Frequently Asked Questions (FAQ)
Q1: What is the main difference between Normal, Binomial, and Poisson distributions?
A: The Normal distribution is continuous, bell-shaped, and defined by mean and standard deviation. The Binomial distribution is discrete, modeling the number of successes in a fixed number of trials with a constant probability of success. The Poisson distribution is discrete, modeling the count of events occurring in a fixed interval at a constant average rate.
Q2: Can I use this calculator for any type of data?
A: This calculator is designed for understanding the theoretical properties of three specific distributions. You should use it when your data or the process you are modeling aligns with the assumptions of Normal, Binomial, or Poisson distributions. It’s not a universal data fitting tool.
Q3: What does it mean if the variance equals the mean (like in Poisson)?
A: In a Poisson distribution, when the variance equals the mean (\(\lambda\)), it implies a specific relationship characteristic of count data where the spread is directly proportional to the average rate. This property distinguishes it from distributions like the Binomial where variance depends on \(n\) and \(p\).
Q4: How is the standard deviation useful in interpreting these distributions?
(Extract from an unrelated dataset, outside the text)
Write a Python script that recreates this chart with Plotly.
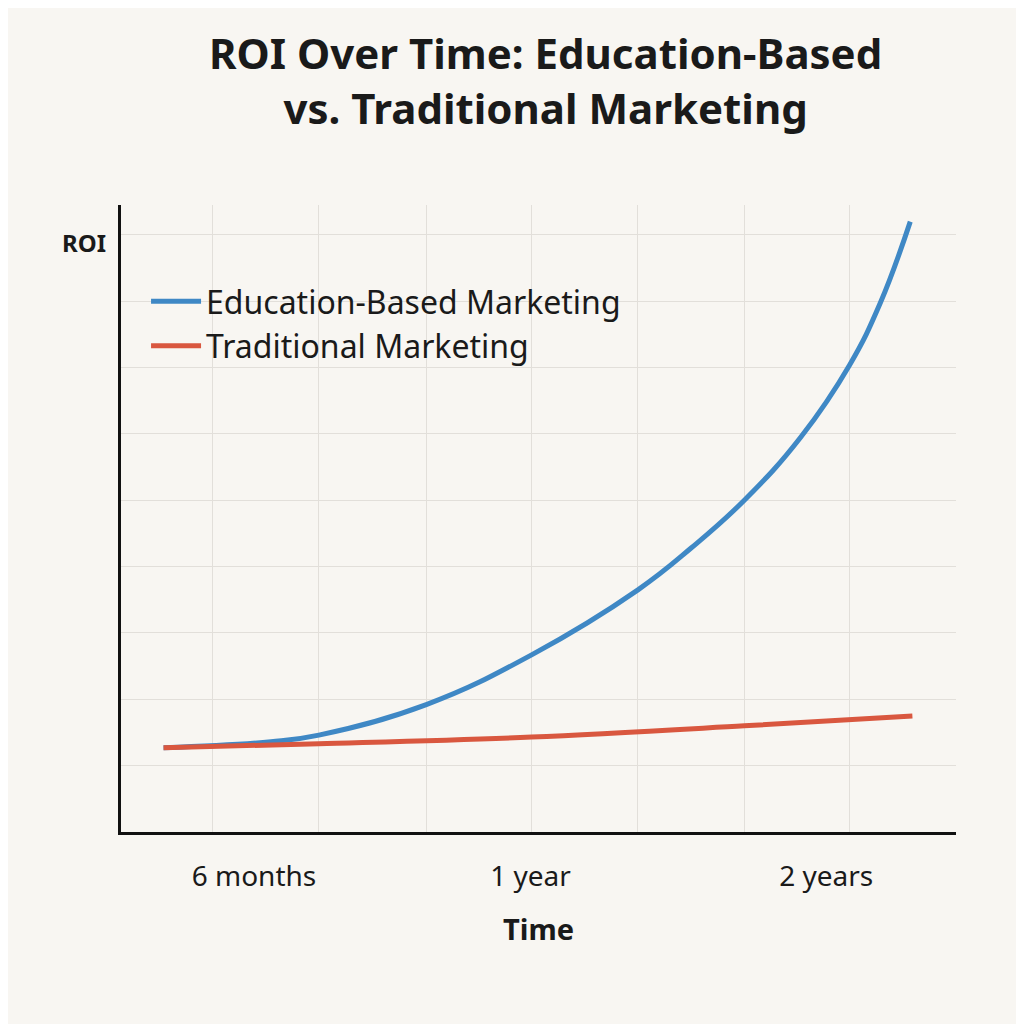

A: The standard deviation provides a measure of the typical spread or dispersion of the data around the mean. For Normal distribution, about 68% of data falls within +/- 1 standard deviation. For Binomial and Poisson, it quantifies the expected variability in the number of successes or events.
Q5: Can I calculate the probability of a range of values (e.g., P(a < X < b)) with this calculator?
A: This calculator primarily focuses on displaying the core parameters (mean, variance, std dev) and visualizing the distribution shape. Calculating specific range probabilities typically requires using cumulative distribution functions (CDFs) available in libraries like SciPy in Python, which is beyond the scope of this simple interactive tool.
Q6: What happens if I enter a standard deviation of 0 for the Normal distribution?
A: A standard deviation of 0 is mathematically problematic for the PDF formula (division by zero) and implies all data points are exactly the mean. In practice, it represents a degenerate distribution. This calculator requires a positive standard deviation for the Normal distribution to avoid errors and ensure a meaningful bell curve.
Q7: How does the number of trials (n) affect the Binomial distribution?
A: Increasing the number of trials (\(n\)) while keeping the probability (\(p\)) constant widens the range of possible outcomes (0 to \(n\)). The distribution becomes more spread out (variance increases) and, for large \(n\), it often approximates a Normal distribution (Central Limit Theorem).
Q8: Is Python necessary to understand these distributions?
A: No, the mathematical concepts of probability distributions exist independently of Python. However, Python provides powerful tools for calculation, simulation, and visualization, making it much easier to work with these concepts in practice, especially with large datasets or complex models.
Q9: What if my data doesn’t perfectly fit these distributions?
A: Real-world data rarely fits theoretical distributions perfectly. Often, approximations are used (e.g., Normal approximation to Binomial). If your data doesn’t fit well, you might need to explore other distributions (e.g., Exponential, Gamma, Beta) or use non-parametric methods. This calculator serves as an introduction to the most common ones.